((

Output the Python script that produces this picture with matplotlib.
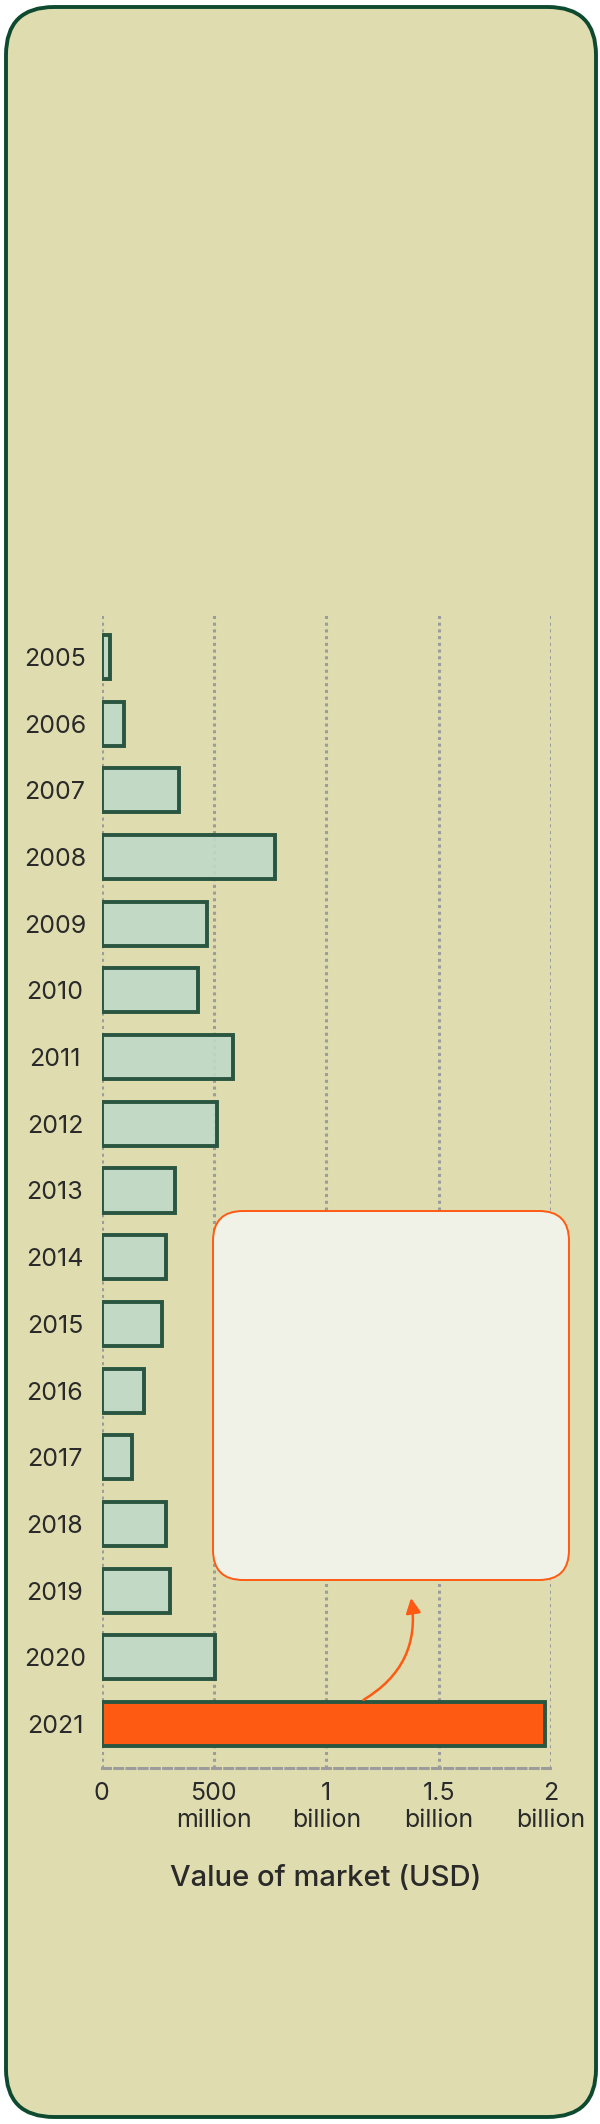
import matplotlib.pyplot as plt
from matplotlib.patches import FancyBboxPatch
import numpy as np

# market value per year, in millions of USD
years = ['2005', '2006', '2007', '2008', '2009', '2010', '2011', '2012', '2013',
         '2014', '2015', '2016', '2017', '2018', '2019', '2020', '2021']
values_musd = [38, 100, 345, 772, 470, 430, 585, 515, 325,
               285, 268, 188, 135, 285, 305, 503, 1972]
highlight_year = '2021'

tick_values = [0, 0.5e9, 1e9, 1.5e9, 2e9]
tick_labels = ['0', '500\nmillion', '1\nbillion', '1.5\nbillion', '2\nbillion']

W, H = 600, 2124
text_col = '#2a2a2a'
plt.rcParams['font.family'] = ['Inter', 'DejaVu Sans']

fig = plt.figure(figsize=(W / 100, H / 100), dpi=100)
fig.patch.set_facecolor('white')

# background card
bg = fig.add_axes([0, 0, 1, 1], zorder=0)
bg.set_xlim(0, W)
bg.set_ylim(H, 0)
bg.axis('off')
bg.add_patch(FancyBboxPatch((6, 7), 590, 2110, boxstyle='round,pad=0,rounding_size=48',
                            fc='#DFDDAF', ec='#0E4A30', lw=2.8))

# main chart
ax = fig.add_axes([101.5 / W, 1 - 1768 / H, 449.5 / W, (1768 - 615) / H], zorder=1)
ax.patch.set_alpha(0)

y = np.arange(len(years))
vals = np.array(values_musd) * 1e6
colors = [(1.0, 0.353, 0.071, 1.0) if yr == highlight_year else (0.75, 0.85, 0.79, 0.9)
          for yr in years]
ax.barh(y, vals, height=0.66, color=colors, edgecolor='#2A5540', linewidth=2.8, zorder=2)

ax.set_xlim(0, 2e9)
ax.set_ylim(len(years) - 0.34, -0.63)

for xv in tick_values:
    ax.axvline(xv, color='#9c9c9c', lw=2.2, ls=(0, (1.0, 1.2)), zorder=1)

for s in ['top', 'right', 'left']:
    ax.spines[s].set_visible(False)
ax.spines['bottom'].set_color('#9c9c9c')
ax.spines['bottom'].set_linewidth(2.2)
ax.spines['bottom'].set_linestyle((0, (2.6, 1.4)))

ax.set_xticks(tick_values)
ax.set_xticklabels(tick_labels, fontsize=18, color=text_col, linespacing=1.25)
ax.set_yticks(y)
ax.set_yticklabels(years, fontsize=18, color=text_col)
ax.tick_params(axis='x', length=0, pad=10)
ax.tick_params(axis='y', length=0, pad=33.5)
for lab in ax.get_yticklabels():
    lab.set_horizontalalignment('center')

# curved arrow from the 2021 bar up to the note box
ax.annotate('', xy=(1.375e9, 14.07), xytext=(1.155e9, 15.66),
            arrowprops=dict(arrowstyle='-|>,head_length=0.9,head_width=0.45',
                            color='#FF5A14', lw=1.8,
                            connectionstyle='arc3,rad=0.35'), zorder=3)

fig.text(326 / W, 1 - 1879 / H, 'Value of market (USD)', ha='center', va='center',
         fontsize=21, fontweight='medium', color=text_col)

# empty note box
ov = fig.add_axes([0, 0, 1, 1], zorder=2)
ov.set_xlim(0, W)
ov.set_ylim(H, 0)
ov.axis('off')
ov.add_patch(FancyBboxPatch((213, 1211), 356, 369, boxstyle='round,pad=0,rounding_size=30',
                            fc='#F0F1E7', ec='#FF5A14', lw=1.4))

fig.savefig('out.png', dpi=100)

))

■ **WHAT YOU HAVE TO DO**: Reproduce each line exactly, please, except for any pictures.

■ **OUTPUT FOR THIS TASK**:
Output the Python script that produces this picture with matplotlib.
import matplotlib.pyplot as plt
from matplotlib.patches import FancyBboxPatch
import numpy as np

# market value per year, in millions of USD
years = ['2005', '2006', '2007', '2008', '2009', '2010', '2011', '2012', '2013',
         '2014', '2015', '2016', '2017', '2018', '2019', '2020', '2021']
values_musd = [38, 100, 345, 772, 470, 430, 585, 515, 325,
               285, 268, 188, 135, 285, 305, 503, 1972]
highlight_year = '2021'

tick_values = [0, 0.5e9, 1e9, 1.5e9, 2e9]
tick_labels = ['0', '500\nmillion', '1\nbillion', '1.5\nbillion', '2\nbillion']

W, H = 600, 2124
text_col = '#2a2a2a'
plt.rcParams['font.family'] = ['Inter', 'DejaVu Sans']

fig = plt.figure(figsize=(W / 100, H / 100), dpi=100)
fig.patch.set_facecolor('white')

# background card
bg = fig.add_axes([0, 0, 1, 1], zorder=0)
bg.set_xlim(0, W)
bg.set_ylim(H, 0)
bg.axis('off')
bg.add_patch(FancyBboxPatch((6, 7), 590, 2110, boxstyle='round,pad=0,rounding_size=48',
                            fc='#DFDDAF', ec='#0E4A30', lw=2.8))

# main chart
ax = fig.add_axes([101.5 / W, 1 - 1768 / H, 449.5 / W, (1768 - 615) / H], zorder=1)
ax.patch.set_alpha(0)

y = np.arange(len(years))
vals = np.array(values_musd) * 1e6
colors = [(1.0, 0.353, 0.071, 1.0) if yr == highlight_year else (0.75, 0.85, 0.79, 0.9)
          for yr in years]
ax.barh(y, vals, height=0.66, color=colors, edgecolor='#2A5540', linewidth=2.8, zorder=2)

ax.set_xlim(0, 2e9)
ax.set_ylim(len(years) - 0.34, -0.63)

for xv in tick_values:
    ax.axvline(xv, color='#9c9c9c', lw=2.2, ls=(0, (1.0, 1.2)), zorder=1)

for s in ['top', 'right', 'left']:
    ax.spines[s].set_visible(False)
ax.spines['bottom'].set_color('#9c9c9c')
ax.spines['bottom'].set_linewidth(2.2)
ax.spines['bottom'].set_linestyle((0, (2.6, 1.4)))

ax.set_xticks(tick_values)
ax.set_xticklabels(tick_labels, fontsize=18, color=text_col, linespacing=1.25)
ax.set_yticks(y)
ax.set_yticklabels(years, fontsize=18, color=text_col)
ax.tick_params(axis='x', length=0, pad=10)
ax.tick_params(axis='y', length=0, pad=33.5)
for lab in ax.get_yticklabels():
    lab.set_horizontalalignment('center')

# curved arrow from the 2021 bar up to the note box
ax.annotate('', xy=(1.375e9, 14.07), xytext=(1.155e9, 15.66),
            arrowprops=dict(arrowstyle='-|>,head_length=0.9,head_width=0.45',
                            color='#FF5A14', lw=1.8,
                            connectionstyle='arc3,rad=0.35'), zorder=3)

fig.text(326 / W, 1 - 1879 / H, 'Value of market (USD)', ha='center', va='center',
         fontsize=21, fontweight='medium', color=text_col)

# empty note box
ov = fig.add_axes([0, 0, 1, 1], zorder=2)
ov.set_xlim(0, W)
ov.set_ylim(H, 0)
ov.axis('off')
ov.add_patch(FancyBboxPatch((213, 1211), 356, 369, boxstyle='round,pad=0,rounding_size=30',
                            fc='#F0F1E7', ec='#FF5A14', lw=1.4))

fig.savefig('out.png', dpi=100)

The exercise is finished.